La regla fiscal —aprobada por ley en 2011, reformada en 2021 y vigilada por el CARF— no es un tecnicismo. Es un acuerdo económico y político para garantizar que el país no gaste más de lo que puede sostener. Romperla sin justificación suficiente, como lo ha dicho el propio CARF, no solo pone en riesgo la estabilidad de las finanzas públicas: rompe la confianza.
Y sin confianza no hay inversión, ni empleo, ni futuro posible. La deuda sube, la inflación amenaza, la moneda pierde valor, el dólar se dispara, y el país entero pierde: las empresas, los trabajadores, las familias.
Lo mismo ocurre con la Reforma Laboral. No se trata de estar a favor o en contra del contenido. De hecho, el mundo del trabajo necesita una discusión seria, profunda y moderna sobre cómo garantizar derechos sin sacrificar empleabilidad y la formalización. El problema no es la agenda. Es el método.

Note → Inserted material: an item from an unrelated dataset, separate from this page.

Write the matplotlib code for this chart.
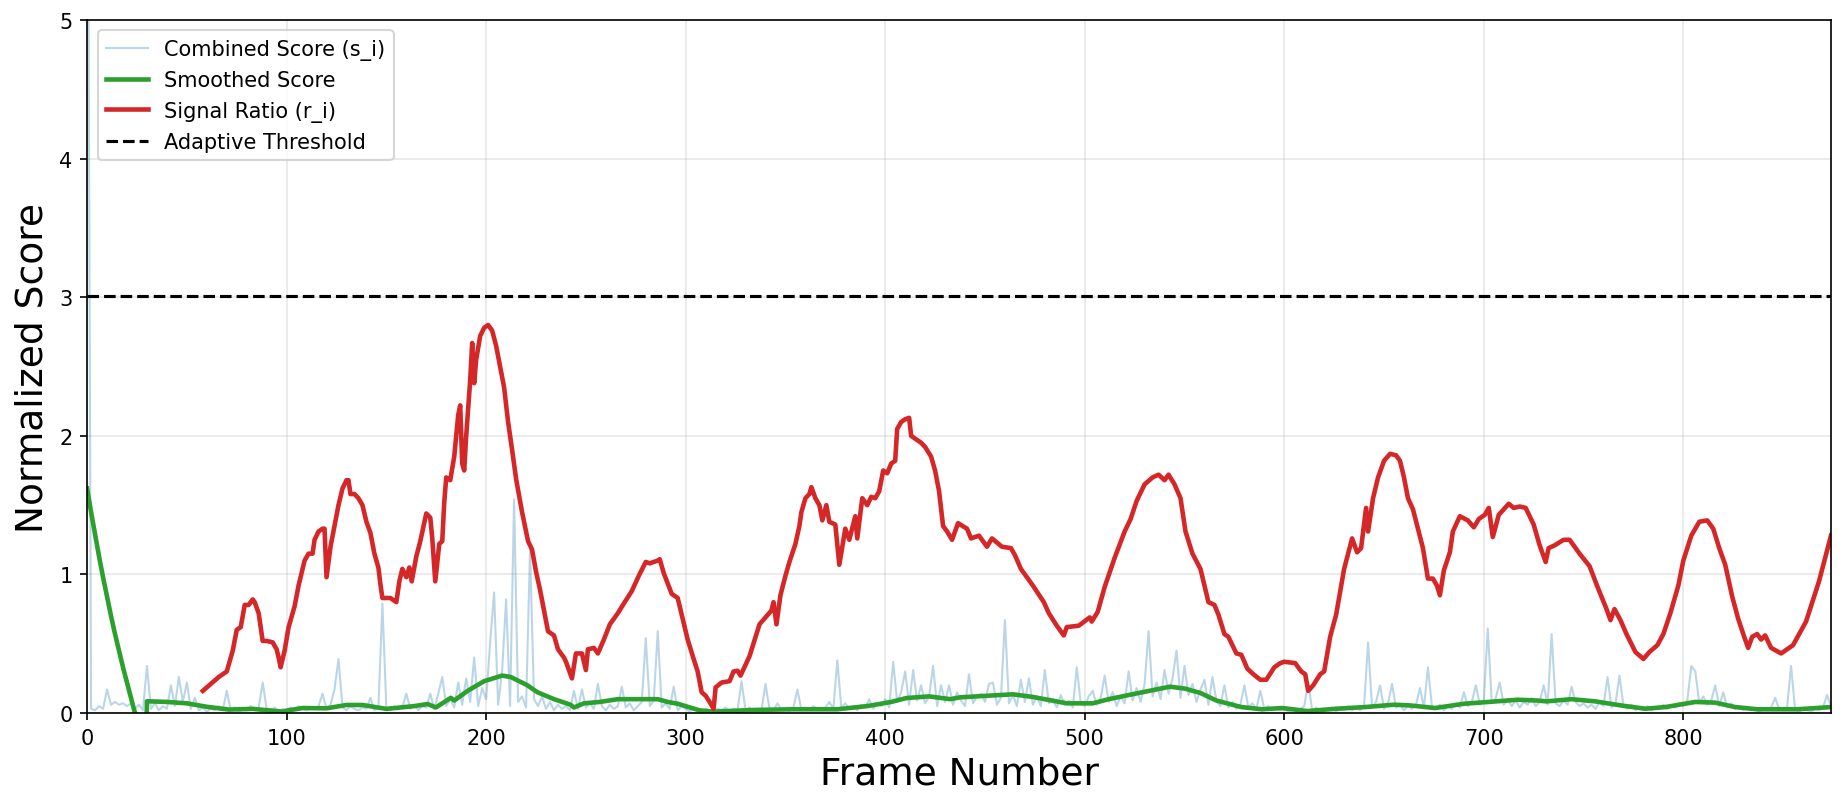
import numpy as np
import matplotlib.pyplot as plt

# combined score s_i, one value every 2 frames (0, 2, ..., 874)
score_step = 2
combined_score = [
    8.0, 0.03, 0.02, 0.05, 0.03, 0.17, 0.06, 0.08, 0.06, 0.07, 0.05, 0.07, 0.03, 0.06, 0.02, 0.34, 0.03, 0.07, 0.02, 0.05, 0.03, 0.20, 0.05, 0.26, 0.08,
    0.22, 0.03, 0.11, 0.02, 0.04, 0.01, 0.03, 0.02, 0.05, 0.02, 0.16, 0.02, 0.04, 0.01, 0.03, 0.02, 0.05, 0.02, 0.04, 0.22, 0.03, 0.02, 0.04, 0.01, 0.03,
    0.02, 0.04, 0.02, 0.05, 0.03, 0.02, 0.04, 0.03, 0.05, 0.14, 0.03, 0.06, 0.17, 0.39, 0.04, 0.02, 0.05, 0.03, 0.02, 0.04, 0.03, 0.11, 0.02, 0.04, 0.79,
    0.03, 0.02, 0.05, 0.03, 0.04, 0.14, 0.03, 0.06, 0.02, 0.05, 0.04, 0.14, 0.03, 0.14, 0.26, 0.05, 0.10, 0.04, 0.22, 0.06, 0.25, 0.08, 0.40, 0.05, 0.18,
    0.10, 0.51, 0.87, 0.06, 0.30, 0.82, 0.05, 1.54, 0.08, 0.12, 0.04, 1.18, 0.10, 0.05, 0.12, 0.03, 0.08, 0.02, 0.06, 0.03, 0.05, 0.02, 0.16, 0.03, 0.17,
    0.04, 0.07, 0.03, 0.21, 0.05, 0.02, 0.06, 0.03, 0.05, 0.19, 0.04, 0.07, 0.02, 0.05, 0.08, 0.54, 0.05, 0.09, 0.59, 0.04, 0.07, 0.03, 0.19, 0.02, 0.05,
    0.03, 0.01, 0.04, 0.02, 0.01, 0.03, 0.02, 0.01, 0.03, 0.02, 0.04, 0.01, 0.03, 0.02, 0.23, 0.02, 0.04, 0.01, 0.03, 0.02, 0.21, 0.03, 0.02, 0.07, 0.02,
    0.03, 0.01, 0.04, 0.17, 0.02, 0.04, 0.02, 0.05, 0.03, 0.02, 0.04, 0.08, 0.03, 0.38, 0.04, 0.07, 0.03, 0.05, 0.02, 0.06, 0.04, 0.10, 0.03, 0.07, 0.05,
    0.10, 0.04, 0.37, 0.08, 0.15, 0.30, 0.06, 0.31, 0.09, 0.20, 0.07, 0.12, 0.34, 0.05, 0.20, 0.08, 0.20, 0.06, 0.15, 0.09, 0.05, 0.28, 0.07, 0.12, 0.14,
    0.08, 0.21, 0.22, 0.06, 0.11, 0.67, 0.07, 0.13, 0.05, 0.24, 0.08, 0.25, 0.06, 0.12, 0.05, 0.31, 0.07, 0.10, 0.04, 0.13, 0.06, 0.09, 0.04, 0.33, 0.07,
    0.05, 0.12, 0.16, 0.06, 0.11, 0.27, 0.08, 0.15, 0.05, 0.12, 0.07, 0.30, 0.09, 0.18, 0.08, 0.21, 0.59, 0.12, 0.22, 0.10, 0.31, 0.14, 0.25, 0.45, 0.11,
    0.34, 0.13, 0.21, 0.08, 0.17, 0.24, 0.06, 0.26, 0.09, 0.05, 0.20, 0.04, 0.08, 0.03, 0.06, 0.20, 0.04, 0.07, 0.03, 0.16, 0.03, 0.05, 0.02, 0.04, 0.02,
    0.03, 0.01, 0.02, 0.01, 0.03, 0.05, 0.22, 0.02, 0.04, 0.01, 0.03, 0.02, 0.04, 0.01, 0.03, 0.02, 0.05, 0.02, 0.04, 0.02, 0.05, 0.51, 0.04, 0.08, 0.20,
    0.03, 0.07, 0.21, 0.04, 0.06, 0.02, 0.05, 0.03, 0.06, 0.18, 0.04, 0.33, 0.05, 0.03, 0.06, 0.02, 0.05, 0.03, 0.07, 0.04, 0.15, 0.05, 0.08, 0.20, 0.06,
    0.09, 0.61, 0.07, 0.11, 0.22, 0.06, 0.10, 0.05, 0.09, 0.04, 0.08, 0.06, 0.11, 0.05, 0.08, 0.20, 0.06, 0.57, 0.07, 0.05, 0.09, 0.06, 0.19, 0.08, 0.05,
    0.07, 0.04, 0.06, 0.03, 0.08, 0.05, 0.26, 0.04, 0.07, 0.27, 0.05, 0.03, 0.06, 0.02, 0.04, 0.02, 0.05, 0.02, 0.04, 0.03, 0.06, 0.03, 0.05, 0.04, 0.07,
    0.05, 0.09, 0.34, 0.30, 0.07, 0.12, 0.06, 0.09, 0.20, 0.05, 0.15, 0.04, 0.07, 0.03, 0.05, 0.02, 0.04, 0.02, 0.03, 0.01, 0.03, 0.02, 0.04, 0.11, 0.03,
    0.02, 0.04, 0.34, 0.03, 0.01, 0.03, 0.02, 0.01, 0.03, 0.02, 0.04, 0.13, 0.05,
]

# smoothed score (frame, value)
smooth_frames = [0, 2, 4, 6, 8, 10, 12, 14, 16, 18, 20, 22, 24, 26, 28, 29.5, 30, 40, 50, 60, 71, 83, 98, 100,
                 108, 120, 130, 138, 150, 164, 170.7, 174.8, 182.3, 184, 190.7, 199, 208, 212.3, 220.7, 225.7,
                 234, 242.3, 244, 249, 257, 266, 277, 286, 291, 296, 301, 307, 314, 334, 353, 376, 391, 403,
                 410.6, 422, 432.6, 437.4, 449, 464, 474, 491, 504, 512, 525.5, 542.7, 550.3, 557.9, 566,
                 578.5, 588.8, 599, 611.6, 626, 640.5, 655, 663, 675.6, 690, 702.5, 717, 727, 731.4, 743.8,
                 756, 768.6, 781, 791, 806, 816, 826, 837, 857, 874]
smooth_values = [1.62, 1.45, 1.29, 1.13, 0.98, 0.84, 0.70, 0.57, 0.45, 0.33, 0.22, 0.11, 0.0, -0.1, -0.2, -0.26, 0.085,
                 0.08, 0.07, 0.045, 0.025, 0.03, 0.01, 0.017, 0.036, 0.034, 0.058, 0.058, 0.03, 0.05, 0.065, 0.04,
                 0.11, 0.09, 0.16, 0.23, 0.27, 0.26, 0.20, 0.15, 0.10, 0.06, 0.04, 0.07, 0.08, 0.10, 0.10, 0.10,
                 0.08, 0.067, 0.045, 0.019, 0.01, 0.022, 0.027, 0.027, 0.05, 0.08, 0.108, 0.12, 0.10, 0.113,
                 0.123, 0.135, 0.116, 0.07, 0.07, 0.10, 0.14, 0.19, 0.176, 0.145, 0.09, 0.043, 0.027, 0.036,
                 0.014, 0.031, 0.043, 0.06, 0.055, 0.036, 0.067, 0.08, 0.096, 0.09, 0.084, 0.10, 0.084, 0.055,
                 0.031, 0.043, 0.08, 0.075, 0.043, 0.027, 0.027, 0.043]

# signal ratio r_i (frame, value)
ratio_frames = [58, 62, 66, 70, 72, 73, 75, 77, 79, 81, 83, 84, 86, 87, 88, 90, 93, 95, 96, 97, 99, 101, 104, 106,
                109, 111, 113, 114, 116, 118, 119, 120, 122, 124, 126, 128, 130, 131, 132, 134, 136, 138, 140,
                142, 144, 146, 147, 148, 152, 155, 156.5, 158, 160, 161.5, 162.7, 165, 167, 170, 172, 173,
                174.5, 176.5, 178, 179, 180, 182, 184, 186, 187, 188, 189, 190, 192, 193, 194, 195, 197, 199,
                201, 203, 205, 207, 209, 211, 213, 215, 218, 221, 223, 225, 227, 229, 231, 234, 236, 239, 240,
                243, 245, 248, 250, 251, 254, 256, 259, 262, 266, 269, 273, 276.5, 280, 282, 284, 286, 287,
                289, 293, 296, 299, 301, 304, 306, 308, 310, 312, 314, 315, 318, 322, 324, 326, 327.5, 332,
                337, 340, 343, 344, 345.5, 347.5, 350, 352, 355, 357, 358, 360, 362, 363, 365, 367, 368.5,
                370.5, 372, 375, 377, 380, 382, 385, 386, 388.5, 391, 393, 395, 397, 399, 401, 403, 405, 406,
                408, 410, 412, 413, 415, 418, 420, 423, 425, 427, 429, 431, 433.5, 436.5, 441, 443, 447, 451,
                453.5, 458.5, 463, 465, 468, 474, 479.5, 482, 486, 489.5, 491, 497, 502.5, 503.5, 506.5, 510,
                515, 520, 523, 526, 530, 534, 537, 540, 542, 545, 548, 550.5, 554, 558, 562, 565, 567, 570,
                572, 576, 578.5, 581.5, 584.5, 588, 591, 595, 598, 600, 605.5, 608.5, 610.5, 612, 614.5, 618,
                620, 623, 626, 630, 634, 636.5, 638.5, 641, 642, 644.5, 647, 650, 653, 656, 658, 660, 662,
                664.5, 669.5, 672, 674.5, 676.5, 678, 680, 683, 684.5, 688, 692, 695, 697.5, 700.5, 702.5,
                704.5, 707.5, 712.5, 715, 718, 721, 725, 728, 731, 732.5, 735.5, 740, 743, 748, 753, 757,
                761.5, 763.5, 765.5, 768.5, 771.5, 776, 780, 783, 787, 790, 793.5, 797.5, 800, 804, 808, 812,
                815, 818, 821, 824.5, 827.5, 830.5, 832.5, 834.5, 837, 839, 841, 844, 849, 855, 861.5, 868, 874]
ratio_values = [0.16, 0.21, 0.26, 0.30, 0.40, 0.45, 0.60, 0.62, 0.78, 0.78, 0.82, 0.80, 0.72, 0.62, 0.52, 0.52,
                0.51, 0.46, 0.40, 0.33, 0.45, 0.62, 0.77, 0.92, 1.10, 1.15, 1.15, 1.25, 1.31, 1.33, 1.33, 0.98,
                1.20, 1.35, 1.50, 1.62, 1.68, 1.68, 1.58, 1.58, 1.55, 1.50, 1.38, 1.30, 1.15, 1.05, 0.93, 0.83,
                0.83, 0.80, 0.95, 1.04, 0.98, 1.05, 0.95, 1.13, 1.24, 1.44, 1.41, 1.26, 0.95, 1.22, 1.24, 1.52,
                1.70, 1.68, 1.85, 2.15, 2.22, 1.80, 1.75, 2.00, 2.40, 2.67, 2.38, 2.55, 2.72, 2.78, 2.80, 2.76,
                2.65, 2.50, 2.35, 2.10, 1.90, 1.69, 1.45, 1.24, 1.18, 1.02, 0.89, 0.74, 0.59, 0.56, 0.46, 0.40,
                0.37, 0.25, 0.43, 0.43, 0.31, 0.46, 0.47, 0.43, 0.53, 0.64, 0.72, 0.79, 0.88, 0.99, 1.09, 1.08,
                1.09, 1.10, 1.11, 1.01, 0.86, 0.83, 0.65, 0.53, 0.39, 0.30, 0.15, 0.125, 0.08, 0.03, 0.185, 0.22,
                0.23, 0.30, 0.305, 0.27, 0.41, 0.64, 0.69, 0.74, 0.80, 0.64, 0.85, 0.99, 1.09, 1.22, 1.35, 1.45,
                1.55, 1.58, 1.63, 1.55, 1.50, 1.39, 1.50, 1.38, 1.36, 1.07, 1.33, 1.25, 1.42, 1.26, 1.55, 1.50,
                1.56, 1.55, 1.60, 1.75, 1.73, 1.80, 1.82, 2.05, 2.10, 2.12, 2.13, 2.00, 1.98, 1.95, 1.92, 1.85,
                1.75, 1.60, 1.35, 1.31, 1.25, 1.37, 1.33, 1.26, 1.28, 1.20, 1.26, 1.20, 1.19, 1.14, 1.04, 0.92,
                0.80, 0.72, 0.63, 0.56, 0.62, 0.63, 0.69, 0.66, 0.73, 0.91, 1.12, 1.31, 1.40, 1.53, 1.65, 1.70,
                1.72, 1.68, 1.72, 1.65, 1.55, 1.31, 1.15, 1.04, 0.80, 0.78, 0.71, 0.57, 0.55, 0.43, 0.42, 0.32,
                0.28, 0.24, 0.24, 0.33, 0.36, 0.37, 0.36, 0.30, 0.28, 0.16, 0.20, 0.28, 0.30, 0.55, 0.71, 1.04,
                1.26, 1.16, 1.19, 1.48, 1.31, 1.55, 1.70, 1.82, 1.87, 1.86, 1.82, 1.70, 1.55, 1.47, 1.19, 0.97,
                0.97, 0.92, 0.85, 1.03, 1.16, 1.31, 1.42, 1.39, 1.34, 1.40, 1.43, 1.48, 1.27, 1.43, 1.51, 1.48,
                1.49, 1.48, 1.36, 1.21, 1.09, 1.19, 1.21, 1.25, 1.25, 1.15, 1.06, 0.91, 0.75, 0.67, 0.75, 0.67,
                0.57, 0.44, 0.39, 0.44, 0.49, 0.57, 0.72, 0.92, 1.10, 1.28, 1.38, 1.39, 1.33, 1.19, 1.07, 0.84,
                0.68, 0.55, 0.47, 0.55, 0.57, 0.53, 0.56, 0.47, 0.43, 0.49, 0.66, 0.95, 1.28]

threshold = 3.01
n_frames = 875

score_frames = np.arange(len(combined_score)) * score_step

fig = plt.figure(figsize=(12.3, 5.393), dpi=150)
ax = fig.add_axes([0.0472, 0.1174, 0.9452, 0.8566])

ax.plot(score_frames, combined_score, color='tab:blue', alpha=0.3, linewidth=1, label='Combined Score (s_i)')
ax.plot(smooth_frames, smooth_values, color='tab:green', linewidth=2.2, label='Smoothed Score')
ax.plot(ratio_frames, ratio_values, color='tab:red', linewidth=2.2, label='Signal Ratio (r_i)')
ax.axhline(threshold, color='black', linestyle='--', linewidth=1.5, label='Adaptive Threshold')

ax.set_xlim(0, n_frames - 1)
ax.set_ylim(0, 5)
ax.set_xlabel('Frame Number', fontsize=18)
ax.set_ylabel('Normalized Score', fontsize=18)
ax.tick_params(labelsize=10)
ax.grid(True, alpha=0.3)
ax.legend(loc='upper left', fontsize=10)

fig.savefig('out.png', dpi=150)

El reto está en cómo se está tramitando: sin consensos, con afán, bajo la sombra de una amenaza que dice, implícitamente, si el Congreso no aprueba lo que el Gobierno quiere, entonces se puede saltar el Congreso. Es decir, chantaje institucional.
Cada uno de estos hechos podría debatirse legítimamente en una democracia. Pero cuando se suman y se imponen por la vía del decreto, el mensaje es otro: que las reglas existen solo mientras convienen; que las instituciones valen solo si obedecen; que los límites son adaptables.
Las reglas en una democracia no son caprichos. Son el mínimo común que permite que actores distintos convivan, disientan, negocien, puedan coexistir sin recurrir a la fuerza. Son las condiciones que nos damos para que el poder tenga claridad de su rol y la ciudadanía tenga garantías. Defenderlas es un deber cívico.
El país requiere acuerdos sobre lo fundamental. Podemos y debemos debatir sobre reformas. Pero hay algo que no puede negociarse: el equilibrio de poderes, los principios que aseguran que las decisiones se tomen con legitimidad y no por imposición. Las instituciones como último muro de contención frente a la arbitrariedad.
Porque no se nos puede olvidar que el bien más grande que hemos construido, con historia, con dolor, con esfuerzo, es precisamente ese: una democracia imperfecta, pero viva. Una democracia que hoy nos toca cuidar. Con hechos. Con convicción. Con coraje.